Although contrary to my previous post, I couldn’t shake these thoughts.
These long days spent working on homework or studying always make me wonder why I’m doing this to myself. Why I work myself dead today, for the promise of a better tomorrow.
Why not just be happy today, and then happy tomorrow? Possibly the next day after that? I mean, I don’t think that’s so hard to imagine. But of course, reality sets in. I realize that money is such an issue. People are so quick to say that money doesn’t buy happiness, but to them, I offer this counter-argument.
Money is buying you life.
Money buys you your food. Money buys you your shelter. How happy will you be with an empty stomach and a cardboard box to call home? It’s these thoughts that keep me working at this. I wish it were something more positive though. But the reality of the times says that money is an issue, and so, I direct my efforts towards that.
I mean, everything about what I’m doing practically screams that. I moved from home to escape money problems. Now I’m in a country where I can attend school for about $500 per semester. The rent for my room is about 90$ a month. I can feed myself on literally $3 a day, if I felt so inclined (and I wouldn’t starve for it either). I’m here because I can graduate debt-free.

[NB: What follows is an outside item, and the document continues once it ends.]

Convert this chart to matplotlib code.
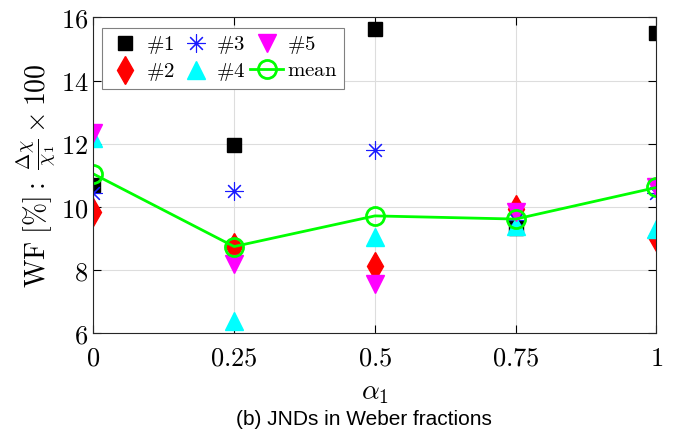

If I had to choose the worst part about growing up, this would be it. Being conscious of how much money rules your life. I feel like you enter adulthood, wanting to change the world and fulfill your dreams. But you spend a majority of it just keeping afloat, and trying to feel secure. I hate it.
On a related side-note, errant spending really gets my goat. It’s probably just me being jealous of my inability to spend whenever I like, but I still don’t like it when I see people spend so frivolously, and then still have the nerve to complain that they’re “so broke”. But whatever. Rant over.